Additionally, the industrial revolution came with the challenge of regulations of the companies. The large companies used their influence to counter any trade barriers. Blackford argues that state governments established trade impediments to prevent any form of competition (20). In this regard, companies filed lawsuits to counter any form of trade obstructions by the states. Therefore the huge size of businesses helped them to push for their agenda. The second industrial revolution and the fast expansion of business influenced the U.S government to ratify major laws on business to help in regulating business operations.

Characters of Revolution that changed the business

            The success of the industrial revolution that change the business sector was influenced by people that owned or managed huge businesses and those that participated in the innovation process. For instance, George Stephenson developed a steam-powered locomotive, Jethro Tull invented a seed drill that reduced wastage during wasteful, James Hargraves invested the machine for spinning many threads, and Robert Fulton invented steamboats. Blackford notes that business leaders such as Carnegie introduced vertical integration business, which is one of the approaches that contributed to the extensive expansion of his steel company (18). Through vertical integration, Carnegie established a steel industry with 41 mines for iron core, owned 1,000 miles of rail tracks, 213 iron smelters among other departments. The vertical integration strategy has widely been used in the world today whereby companies expand their market base.

Carnegie’s philosophy

            Andrew Carnegie argued that it was not good for society to have very rich and very poor people in the country.  In this regard, Carnegie’s philosophy of giving was based on the understanding that giving was vital for helping the needy and countering socio-economic challenges. Andrew Carnergie was an executive of the largest steel company in the United States. As one of the wealthiest persons in the U.S, he was bothered by the economic gap between the rich and the poor and noted that it was good to share wealth rather than dying with it. In this regard, Carnegie argued that “The man who dies thus rich dies disgraced”. Carnegie observed that, while the industrial revolution had enhanced the growth of big businesses and increased the number of rich people, it had left a huge number of people wallowing in abject poverty. Porters note that amid the wealth generation among high and mid-income groups, the industrial revolution had left mostly minorities, and immigrants suffering in poverty (113). Therefore, Carnegie argued that it was a moral duty of the wealthy people in the society to embrace philanthropy and contribute toward programs such as education.

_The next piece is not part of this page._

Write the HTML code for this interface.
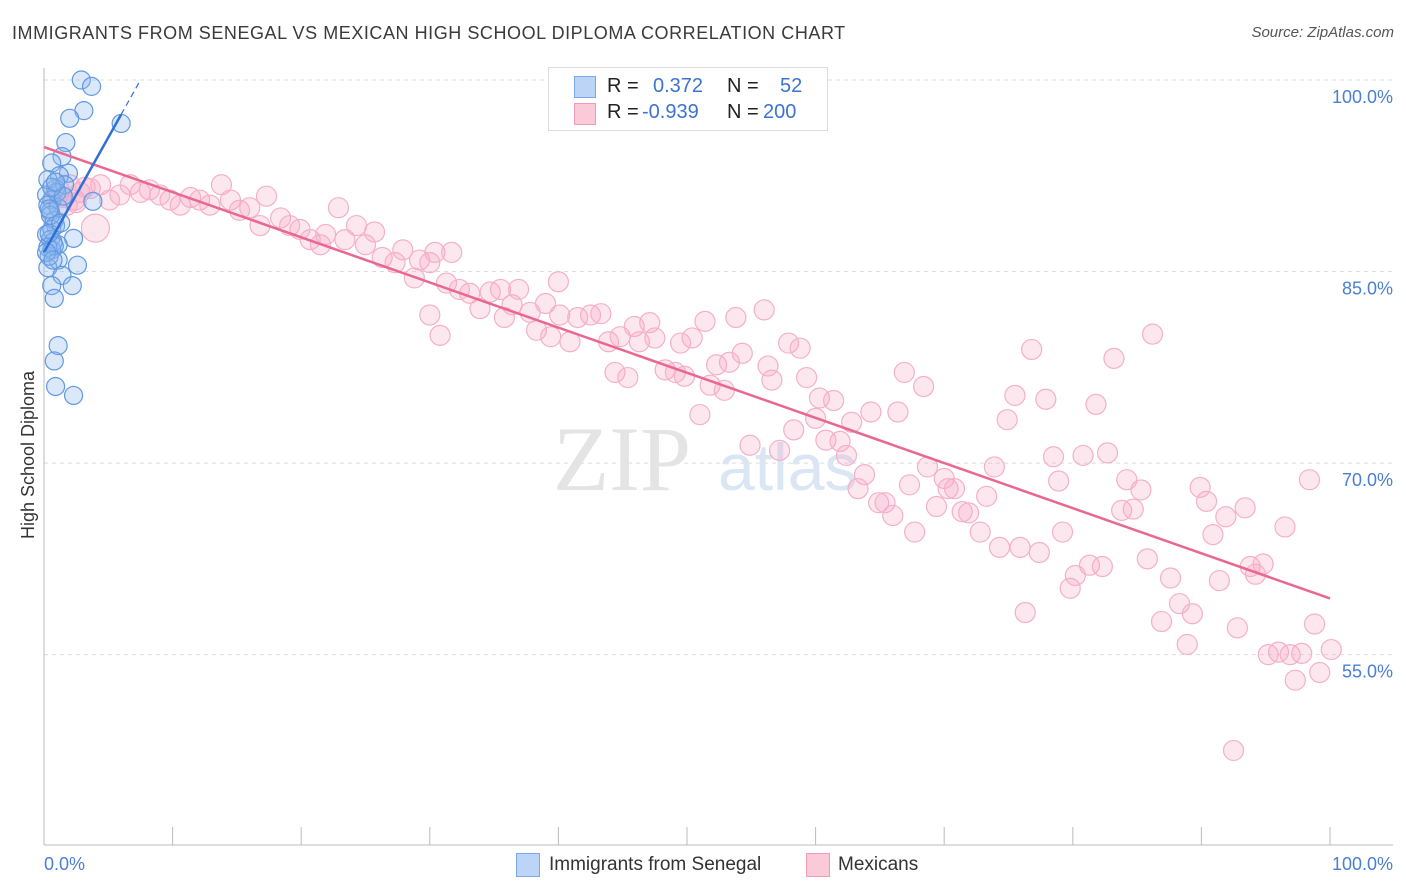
<!DOCTYPE html>
<html><head><meta charset="utf-8"><style>
body{margin:0;background:#fff;font-family:"Liberation Sans",sans-serif;}
#wrap{position:relative;width:1406px;height:892px;overflow:hidden;}
.t{position:absolute;white-space:nowrap;}
</style></head><body>
<div id="wrap">
<div class="t" style="left:12px;top:23px;font-size:18px;letter-spacing:0.55px;color:#3a3a3a;">IMMIGRANTS FROM SENEGAL VS MEXICAN HIGH SCHOOL DIPLOMA CORRELATION CHART</div>
<div class="t" style="right:12px;top:24px;font-size:15px;color:#555;font-style:italic;">Source: ZipAtlas.com</div>
<svg id="svg" width="1406" height="892" style="position:absolute;left:0;top:0"></svg>
</div>
<script>
const blueX=[2.9,3.7,3.1,2.0,6.0,1.7,1.4,0.6,1.9,1.2,0.9,0.2,0.6,3.8,0.3,0.5,0.8,0.9,0.6,0.2,2.3,0.5,1.1,0.6,1.1,2.6,0.3,1.4,2.2,0.6,0.8,1.1,0.8,0.9,2.3,1.6,1.1,0.3,0.4,0.7,1.0,0.5,0.3,0.8,1.5,0.4,0.6,0.2,1.3,0.7,0.9,0.4];
const blueY=[100.0,99.5,97.6,97.0,96.6,95.1,94.0,93.5,92.7,92.5,91.5,91.0,90.6,90.5,90.2,89.7,89.0,88.6,88.3,87.9,87.6,87.5,87.1,86.7,85.9,85.5,85.3,84.7,83.9,83.9,82.9,79.2,78.0,76.0,75.3,91.8,90.0,92.2,86.2,87.3,91.2,89.4,86.9,87.0,90.9,88.0,91.6,86.5,88.8,85.9,92.0,89.9];
const pinkX=[1.2,2.0,2.8,3.6,4.4,2.4,4.0,5.1,5.9,6.7,7.5,8.2,9.0,9.8,10.6,11.4,12.1,12.9,13.8,14.5,15.2,16.0,16.8,17.3,18.4,19.1,19.9,20.7,21.5,21.9,22.9,23.4,24.3,25.0,25.7,26.3,27.3,27.9,28.8,29.2,30.0,30.4,31.7,30.0,30.8,31.3,32.3,33.1,33.9,34.7,35.5,35.8,36.4,36.9,37.8,38.3,39.0,39.4,40.0,40.1,40.9,41.5,42.5,43.3,43.9,44.4,44.8,45.4,45.9,46.3,47.1,47.5,48.3,49.1,49.5,49.8,50.4,51.0,51.4,51.8,52.3,52.9,53.3,53.8,54.3,54.9,56.0,56.3,56.6,57.2,57.9,58.3,58.8,59.3,60.0,60.3,60.8,61.4,61.9,62.4,62.8,63.3,63.8,64.3,64.9,65.4,66.0,66.4,66.9,67.3,67.7,68.4,68.7,69.4,70.0,70.3,70.8,71.4,71.9,72.8,73.3,73.9,74.3,74.9,75.5,75.9,76.3,76.8,77.4,77.9,78.5,78.9,79.2,79.8,80.2,80.8,81.3,81.8,82.3,82.7,83.2,83.8,84.2,84.7,85.3,85.8,86.2,86.9,87.6,88.3,88.9,89.3,89.9,90.4,90.9,91.4,91.9,92.5,92.8,93.4,93.8,94.2,94.8,95.2,96.0,96.5,96.9,97.3,97.8,98.4,98.8,99.2,100.1,1.5,2.5,3.2,0.8,1.8];
const pinkY=[91.4,91.8,91.2,91.5,91.8,90.6,88.4,90.6,91.0,91.8,91.2,91.4,91.0,90.6,90.2,90.8,90.6,90.2,91.8,90.6,89.8,90.0,88.6,90.9,89.2,88.6,88.3,87.5,87.1,87.9,90.0,87.5,88.6,87.1,88.1,86.1,85.7,86.7,84.5,85.9,85.7,86.5,86.5,81.6,80.0,84.1,83.6,83.3,82.1,83.4,83.6,81.4,82.4,83.6,81.8,80.4,82.5,79.9,84.2,81.6,79.5,81.4,81.6,81.7,79.5,77.1,79.9,76.7,80.7,79.5,81.0,79.8,77.3,77.1,79.4,76.8,79.8,73.8,81.1,76.1,77.7,75.7,77.9,81.4,78.6,71.4,82.0,77.6,76.5,71.0,79.4,72.6,79.0,76.7,73.5,75.1,71.8,74.9,71.7,70.6,73.2,68.0,69.1,74.0,66.9,66.9,65.9,74.0,77.1,68.3,64.6,76.0,69.7,66.6,68.8,68.0,68.0,66.2,66.1,64.6,67.4,69.7,63.4,73.4,75.3,63.4,58.3,78.9,63.0,75.0,70.5,68.6,64.6,60.2,61.2,70.6,62.0,74.6,61.9,70.8,78.2,66.3,68.7,66.4,67.9,62.5,80.1,57.6,61.0,59.0,55.8,58.2,68.1,67.0,64.4,60.8,65.8,47.5,57.1,66.5,61.9,61.3,62.1,55.0,55.2,65.0,55.0,53.0,55.1,68.7,57.4,53.6,55.4,90.8,90.4,91.6,90.9,90.2];
const pinkBig=[6];
const yTicks=[100,85,70,55];
const xTickVals=[0,10,20,30,40,50,60,70,80,90,100];
const blueLine=[0,86.5,7.5,100];
const pinkLine=[0,94.75,100,59.4];

const X0=44,X1=1330,Y100=80,PPY=12.77;
const sx=v=>X0+(X1-X0)*v/100;
const sy=v=>Y100+(100-v)*PPY;
const svg=document.getElementById('svg');
const NS='http://www.w3.org/2000/svg';
function mk(tag,attrs){const e=document.createElementNS(NS,tag);for(const k in attrs)e.setAttribute(k,attrs[k]);svg.appendChild(e);return e;}

yTicks.forEach(v=>{
 const g=mk('line',{x1:44,x2:1393,y1:sy(v),y2:sy(v),stroke:'#dcdcdc','stroke-dasharray':'4,4'});
 
 
 const t=mk('text',{x:1393,y:sy(v)+23,'text-anchor':'end','font-size':18,fill:'#4a7fd4','font-family':'Liberation Sans, sans-serif'});
 t.textContent=v.toFixed(1)+'%';
 
 
});
const ax=mk('line',{x1:44,x2:1393,y1:845,y2:845,stroke:'#bbb'});


const ay=mk('line',{x1:44,x2:44,y1:68,y2:845,stroke:'#bbb'});


xTickVals.forEach(v=>{
 const tk=mk('line',{x1:sx(v),x2:sx(v),y1:827,y2:845,stroke:'#bbb'});
 
 
});
[['0.0%',44,'start'],['100.0%',1393,'end']].forEach(a=>{
 const t=mk('text',{x:a[1],y:870,'text-anchor':a[2],'font-size':18,fill:'#4a7fd4','font-family':'Liberation Sans, sans-serif'});
 t.textContent=a[0];
 
 
});
const yt=mk('text',{x:34,y:455,'text-anchor':'middle','font-size':18,fill:'#333',transform:'rotate(-90 34 455)','font-family':'Liberation Sans, sans-serif'});
yt.textContent='High School Diploma';


const wm=mk('text',{x:553,y:490,'font-size':92,fill:'#e4e4e4','font-family':'Liberation Serif, serif'});
wm.textContent='ZIP';


const wm2=mk('text',{x:718,y:490,'font-size':66,fill:'#dbe6f5','font-family':'Liberation Sans, sans-serif'});
wm2.textContent='atlas';


pinkX.forEach((v,i)=>{
 const c=mk('circle',{cx:sx(v),cy:sy(pinkY[i]),r:pinkBig.includes(i)?14:10,fill:'rgba(247,170,198,0.28)',stroke:'#f5afc6','stroke-width':1.2});
 
 
});
blueX.forEach((v,i)=>{
 const c=mk('circle',{cx:sx(v),cy:sy(blueY[i]),r:9,fill:'rgba(140,182,240,0.32)',stroke:'#6198e0','stroke-width':1.2});
 
 
});
const pl=mk('line',{x1:sx(pinkLine[0]),y1:sy(pinkLine[1]),x2:sx(pinkLine[2]),y2:sy(pinkLine[3]),stroke:'#e8688f','stroke-width':2.5});


const bs=(blueLine[3]-blueLine[1])/(blueLine[2]-blueLine[0]);
const bmid=6.0;
const bl=mk('line',{x1:sx(blueLine[0]),y1:sy(blueLine[1]),x2:sx(bmid),y2:sy(blueLine[1]+bs*bmid),stroke:'#2f6fd6','stroke-width':2.5});


const bd=mk('line',{x1:sx(bmid),y1:sy(blueLine[1]+bs*bmid),x2:sx(blueLine[2]),y2:sy(blueLine[3]),stroke:'#2f6fd6','stroke-width':1.2,'stroke-dasharray':'6,4'});


</script>
<div style="position:absolute;left:548px;top:67px;width:278px;height:62px;border:1px solid #ddd;background:#fff;font-size:20px;">
 <div style="position:absolute;left:25px;top:8px;width:20px;height:20px;background:#bcd5f7;border:1px solid #7aa8e8;"></div>
 <div class="t" style="left:58px;top:7px;color:#222;">R =</div>
 <div class="t" style="left:104px;top:7px;color:#3b73d1;">0.372</div>
 <div class="t" style="left:178px;top:7px;color:#222;">N =</div>
 <div class="t" style="left:231px;top:7px;color:#3b73d1;">52</div>
 <div style="position:absolute;left:25px;top:35px;width:20px;height:20px;background:#fbcad9;border:1px solid #f09ab5;"></div>
 <div class="t" style="left:58px;top:33px;color:#222;">R =</div>
 <div class="t" style="left:93px;top:33px;color:#3b73d1;">-0.939</div>
 <div class="t" style="left:178px;top:33px;color:#222;">N =</div>
 <div class="t" style="left:214px;top:33px;color:#3b73d1;">200</div>
</div>
<div style="position:absolute;left:516px;top:855px;">
 <div style="position:absolute;left:0;top:-2px;width:22px;height:22px;background:#bcd5f7;border:1px solid #7aa8e8;"></div>
 <div class="t" style="left:33px;top:-1px;font-size:19px;color:#333;">Immigrants from Senegal</div>
</div>
<div style="position:absolute;left:806px;top:855px;">
 <div style="position:absolute;left:0;top:-2px;width:22px;height:22px;background:#fbcad9;border:1px solid #f09ab5;"></div>
 <div class="t" style="left:32px;top:-1px;font-size:19px;color:#333;">Mexicans</div>
</div>
</body></html>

            The second industrial revolution took place in the U.S, leading to the growth and expansion of steel, petroleum, electricity, and rail and road infrastructure, which pre-conditions for the expansion of businesses. The revolution contributed to economic outbursts leading to the increase in wealth among many people in the society. The second industrial revolution had a huge impact on the business sector with regard to the expansion and acquisition of new systems of management. However, there was a considerable number of people that were left behind in poverty, especially minorities and immigrants. This is why Carnegie’s philosophy advocated philanthropy and the provision of social support to the needy and to participate in addressing social challenges facing society.